As a currently bearded man, I could take offense at that but I am not easily offended and I tend not to argue with scientists. They are generally smarter than me and could, if sufficiently riled, smash me over the head with a microscope, poke me in the eye with a test tube or fry me to a crisp with a secret death ray they are on the verge of perfecting.
This scientific discovery is chronicled in the February edition of a journal called European Radiology (“Inside this month: Stunning x-rays of supermodel Gisele Bundchen’s femur!”).
According to a summary on the Springer Nature website, researchers set out to answer this question: “Would it be safe to have a dog in the MRI scanner before your own examination?”
I find that to be a rather random medical question. Why not, “Is it OK to let a cat perform an appendectomy?” or “What are the risks of a goat assisting in a kidney transplant?”
But, once again, I’m not here to question the work of scientists.
“We compared the bacterial load in colony-forming units (CFU) of human-pathogenic microorganisms in specimens taken from 18 men and 30 dogs,” reads the methodology. “In addition, we compared the extent of bacterial contamination of an MRI scanner shared by dogs and humans with two other MRI scanners used exclusively by humans.”
I imagine the experiment went something like this.
“Hey, what are you people doing in here? There’s like 18 naked bearded men and 29 dogs in the hall. And get that beagle out of the MRI scanner. I don’t know what kind of weird internet site you’re running but this is a hospital.”
“No, we are fellow scientists and we’re trying to answer a very important question.”

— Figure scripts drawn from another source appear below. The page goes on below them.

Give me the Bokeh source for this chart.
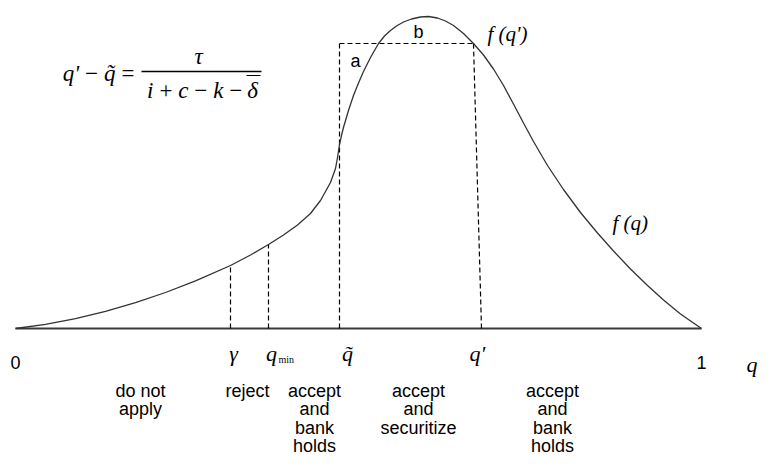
from bokeh.plotting import figure
from bokeh.models import Range1d
from bokeh.core.properties import value
from bokeh.embed import file_html
from bokeh.resources import INLINE

# ---- data ----
q_curve = [0.0000, 0.0437, 0.0875, 0.1312, 0.1749, 0.2187, 0.2624, 0.3134, 0.3426, 0.3688,
           0.3907, 0.4111, 0.4300, 0.4446, 0.4592, 0.4665, 0.4694, 0.4723, 0.4752, 0.4781,
           0.4854, 0.4927, 0.5000, 0.5073, 0.5175, 0.5292, 0.5379, 0.5466, 0.5554, 0.5656,
           0.5773, 0.5904, 0.6020, 0.6152, 0.6268, 0.6385, 0.6531, 0.6676, 0.6822, 0.6968,
           0.7114, 0.7259, 0.7405, 0.7551, 0.7755, 0.7988, 0.8236, 0.8484, 0.8717, 0.8965,
           0.9213, 0.9446, 0.9694, 0.9883, 1.0000]
f_curve = [0.000, 0.042, 0.099, 0.171, 0.258, 0.360, 0.477, 0.630, 0.735, 0.840,
           0.935, 1.035, 1.150, 1.280, 1.460, 1.600, 1.710, 1.840, 1.930, 2.010,
           2.180, 2.330, 2.455, 2.570, 2.710, 2.850, 2.925, 2.980, 3.025, 3.065,
           3.095, 3.115, 3.120, 3.105, 3.075, 3.030, 2.950, 2.850, 2.735, 2.595,
           2.430, 2.245, 2.055, 1.870, 1.630, 1.390, 1.160, 0.955, 0.775, 0.595,
           0.430, 0.285, 0.145, 0.055, 0.000]

threshold_names = ["gamma", "q_min", "q_tilde", "q_prime"]
threshold_q = [0.3134, 0.3688, 0.4723, 0.6676]      # top of each dashed line
threshold_q_base = [0.3134, 0.3688, 0.4723, 0.6793]  # foot of each dashed line
threshold_f = [0.630, 0.840, 2.850, 2.850]
f_q_prime = 2.850

axis_ticks = [0.0, 1.0]
axis_tick_labels = ["0", "1"]

outcome_labels = ["do not\napply", "reject", "accept\nand\nbank\nholds",
                  "accept\nand\nsecuritize", "accept\nand\nbank\nholds"]

# ---- layout helpers (picture pixels -> data) ----
W, H = 757, 459
PXQ, PYF = 686.0, 100.0
X0_PIX, Y0_PIX = 15.0, 328.0


def qx(px):
    return (px - X0_PIX) / PXQ


def fy(py):
    return (Y0_PIX - py) / PYF


x_start = qx(0)
y_end = fy(0)
p = figure(width=W, height=H,
           x_range=Range1d(x_start, x_start + W / PXQ),
           y_range=Range1d(y_end - H / PYF, y_end),
           x_axis_type=None, y_axis_type=None,
           toolbar_location=None, output_backend="svg", min_border=0,
           outline_line_color=None)
p.background_fill_color = "white"
p.border_fill_color = "white"

SERIF = value("Liberation Serif")
SANS = value("Liberation Sans")

# baseline
p.segment(x0=[axis_ticks[0]], y0=[0], x1=[axis_ticks[1]], y1=[0],
          line_color="#3a3a3a", line_width=1.8)

# dashed guides
p.segment(x0=threshold_q_base, y0=[0] * 4, x1=threshold_q, y1=threshold_f,
          line_color="black", line_width=1.2, line_dash="5 3")
p.segment(x0=[threshold_q[2]], y0=[f_q_prime], x1=[threshold_q[3]], y1=[f_q_prime],
          line_color="black", line_width=1.2, line_dash="5 3")

# density curve
p.line(q_curve, f_curve, line_color="#333333", line_width=1.3,
       line_join="round")

# threshold labels
g, qm, qt, qp = threshold_q
p.text(x=[g + 3 / PXQ, qm + 3 / PXQ, qt + 8 / PXQ, qp + 4 / PXQ],
       y=[fy(353)] * 4, text=["γ", "q", "q\u0303", "q'"],
       text_font=SERIF, text_font_style="italic", text_font_size="22px",
       text_align="center", text_baseline="middle", text_color="black")
p.text(x=[qm + 10 / PXQ], y=[fy(359)], text=["min"], text_font=SERIF,
       text_font_size="10px", text_align="left", text_baseline="middle",
       text_color="black")

# 0 / 1 ticks and axis name
p.text(x=axis_ticks, y=[fy(362)] * 2, text=axis_tick_labels, text_font=SANS,
       text_font_size="18px", text_align="center", text_baseline="middle",
       text_color="black")
p.text(x=[qx(746)], y=[fy(364)], text=["q"], text_font=SERIF,
       text_font_style="italic", text_font_size="22px", text_align="left",
       text_baseline="middle", text_color="black")

# outcome labels
centers = [140, 247, 314, 418, 552]
lx, ly, lt = [], [], []
for cx, lab in zip(centers, outcome_labels):
    for i, line in enumerate(lab.split("\n")):
        lx.append(qx(cx))
        ly.append(fy(390 + 18.5 * i))
        lt.append(line)
p.text(x=lx, y=ly, text=lt, text_font=SANS, text_font_size="18px",
       text_align="center", text_baseline="middle", text_color="black")

# a / b region marks
p.text(x=[qx(355), qx(418)], y=[fy(60), fy(31)], text=["a", "b"],
       text_font=SANS, text_font_size="18px", text_align="center",
       text_baseline="middle", text_color="black")

# f(q') and f(q)
p.text(x=[qx(487), qx(612)], y=[fy(33), fy(222)], text=["f (q')", "f (q)"],
       text_font=SERIF, text_font_style="italic", text_font_size="21px",
       text_align="left", text_baseline="middle", text_color="black")

# formula  q' - q~ = tau / (i + c - k - delta-bar)
p.text(x=[qx(135)], y=[fy(73)], text=["q'\u2009\u2212\u2009q\u0303\u2009="],
       text_font=SERIF, text_font_style="italic", text_font_size="23px",
       text_align="right", text_baseline="middle", text_color="black")
p.segment(x0=[qx(141)], y0=[fy(71)], x1=[qx(261)], y1=[fy(71)],
          line_color="black", line_width=1.3)
p.text(x=[qx(198)], y=[fy(56)], text=["τ"], text_font=SERIF,
       text_font_style="italic", text_font_size="23px", text_align="center",
       text_baseline="middle", text_color="black")
p.text(x=[qx(243)], y=[fy(90)], text=["i\u2009+\u2009c\u2009\u2212\u2009k\u2009\u2212"],
       text_font=SERIF, text_font_style="italic", text_font_size="23px",
       text_align="right", text_baseline="middle", text_color="black")
p.text(x=[qx(252)], y=[fy(90)], text=["δ"], text_font=SERIF,
       text_font_style="italic", text_font_size="23px", text_align="center",
       text_baseline="middle", text_color="black")
p.segment(x0=[qx(246)], y0=[fy(75)], x1=[qx(260)], y1=[fy(75)],
          line_color="black", line_width=1.1)

open("out.html", "w").write(file_html(p, INLINE))
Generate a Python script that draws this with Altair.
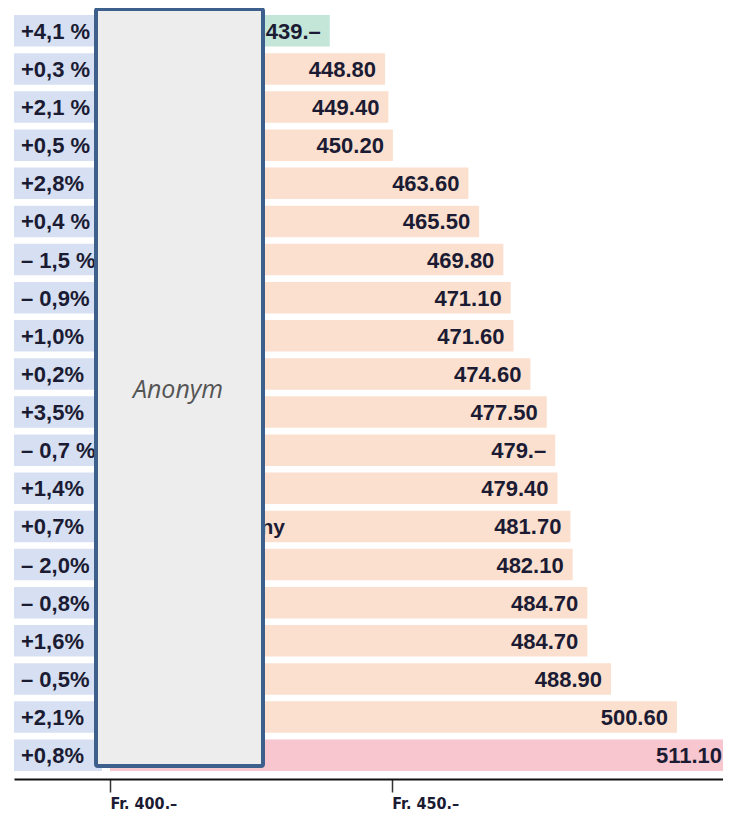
import altair as alt
import pandas as pd

# ---- data ----
values = [439.0, 448.80, 449.40, 450.20, 463.60, 465.50, 469.80, 471.10, 471.60, 474.60,
          477.50, 479.0, 479.40, 481.70, 482.10, 484.70, 484.70, 488.90, 500.60, 511.10]
value_labels = ["439.–", "448.80", "449.40", "450.20", "463.60", "465.50", "469.80", "471.10",
                "471.60", "474.60", "477.50", "479.–", "479.40", "481.70", "482.10", "484.70",
                "484.70", "488.90", "500.60", "511.10"]
changes = ["+4,1 %", "+0,3 %", "+2,1 %", "+0,5 %", "+2,8%", "+0,4 %", "– 1,5 %", "– 0,9%",
           "+1,0%", "+0,2%", "+3,5%", "– 0,7 %", "+1,4%", "+0,7%", "– 2,0%", "– 0,8%",
           "+1,6%", "– 0,5%", "+2,1%", "+0,8%"]
bar_kind = ["low"] + ["mid"] * 18 + ["high"]
hidden_names = [""] * 13 + ["Sunny"] + [""] * 6
tick_values = [400, 450]

rows = list(range(len(values)))
df = pd.DataFrame({
    "row": rows,
    "value": values,
    "vlabel": value_labels,
    "change": changes,
    "kind": bar_kind,
    "name": hidden_names,
})

TEXT = "#1b1b33"
NUM_FONT = "Liberation Sans"

y_enc = alt.Y("row:O", axis=None,
              scale=alt.Scale(paddingInner=0.174, paddingOuter=0.197, align=0.467))

x_scale = alt.Scale(domain=[382.97, 508.77], nice=False, zero=False)

bars = alt.Chart(df).mark_bar(clip=True).encode(
    x=alt.X("value:Q", scale=x_scale,
            axis=alt.Axis(values=tick_values, title=None, grid=False,
                          labelExpr="'Fr. ' + datum.value + '.–'",
                          domainColor="#111111", domainWidth=2,
                          tickColor="#333333", tickWidth=1.5, tickSize=13,
                          labelAlign="left", labelBaseline="top", labelPadding=3,
                          labelFont="DejaVu Sans Condensed, DejaVu Sans",
                          labelFontWeight="bold",
                          labelFontSize=16, labelColor=TEXT)),
    x2=alt.datum(400),
    y=y_enc,
    color=alt.Color("kind:N", legend=None,
                    scale=alt.Scale(domain=["low", "mid", "high"],
                                    range=["#c3e6d9", "#fbe0cf", "#f7c6ce"])),
)

# labels sit inside the bar end; the longest bar runs off the page edge,
# so its label is held at the right edge
value_text = alt.Chart(df).transform_calculate(
    lx="min(datum.value, 510.2)"
).mark_text(
    align="right", baseline="middle", dx=-9, dy=1,
    font=NUM_FONT, fontWeight="bold", fontSize=22, color=TEXT,
).encode(x=alt.X("lx:Q", scale=x_scale), y=y_enc, text="vlabel:N")

pct_box = alt.Chart(df).mark_rect(color="#d6e0f2").encode(
    x=alt.value(0), x2=alt.value(88), y=y_enc)

pct_text = alt.Chart(df).mark_text(
    align="left", baseline="middle", dy=1,
    font=NUM_FONT, fontWeight="bold", fontSize=22, color=TEXT,
).encode(x=alt.value(7), y=y_enc, text="change:N")

name_text = alt.Chart(df).mark_text(
    align="right", baseline="middle", dy=2,
    font=NUM_FONT, fontWeight="bold", fontSize=21, color=TEXT,
).encode(x=alt.value(271), y=y_enc, text="name:N")

anon_box = alt.Chart(df.head(1)).mark_rect(
    fill="#ededed", stroke="#3d5f8c", strokeWidth=4, cornerRadius=2,
).encode(x=alt.value(82), x2=alt.value(249), y=alt.value(1), y2=alt.value(758))

anon_text = alt.Chart(df.head(1)).mark_text(
    text="Anonym", font="Open Sans", fontStyle="italic", fontSize=25,
    color="#555555", align="center", baseline="middle",
).encode(x=alt.value(164), y=alt.value(382))

chart = alt.layer(
    bars, value_text, pct_box, pct_text, name_text, anon_box, anon_text
).properties(
    width=709, height=771,
    autosize=alt.AutoSizeParams(type="none"),
    padding={"left": 6, "top": 0, "right": 0, "bottom": 34},
).configure_view(stroke=None)

chart.save("out.html", embed_options={"renderer": "svg", "actions": False})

“I don’t care if you’re on the verge of perfecting a death ray, get out of here before I smash you over the head with a microscope and poke you in the eye with a test tube.”
Maybe it didn’t go quite like that, but the scientists did reach a conclusion following their experiments.
“Our study shows that bearded men harbor a significantly higher burden of microbes and more human-pathogenic strains than dogs,” it reads. “As the MRI scanner used for both dogs and humans was routinely cleaned after animal scanning, there was substantially lower bacterial load compared with scanners used exclusively for humans.”
While I find this information useful and it will certainly put me more at ease should I find a cocker spaniel exiting the MRI machine just as I am going in, it does raise additional questions for me, a currently bearded man.
Questions such as:
- Now that I know my face is a hairy, festering clump of human-pathogenic strains, should I make more of an effort to clean it, perhaps soaking it 8-10 times a day in a partial chlorine bleach solution and sponging it dry with the backside of a Chihuahua?
-What if I unexpectedly find a teacup yorkie living in my beard, it complains of blinding headaches and the vet recommends that it have an MRI to diagnose the cause? Will it be so contaminated by living in my festering clump of human-pathogenic strains that the MRI machine will have to be sold as scrap following the procedure rather than risk infecting other non-bearded humans and dogs that have not been living in someone’s beard?
-And, finally, what if researchers just found 18 really nasty European dudes to experiment on and they don’t accurately reflect the hygienic qualities of the rest of the bearded world?
“Nikolay, want to make 50 Euros?”
“Who do I have to kill?”
“No one, just get in machine.”
“First let me wipe my hands on beard.”
Yes, there is certainly more work to be done in field of dirty bearded men and dog rear ends. I look forward to learning more in the future – if I am not fried to a crisp by a secret death ray beforehand.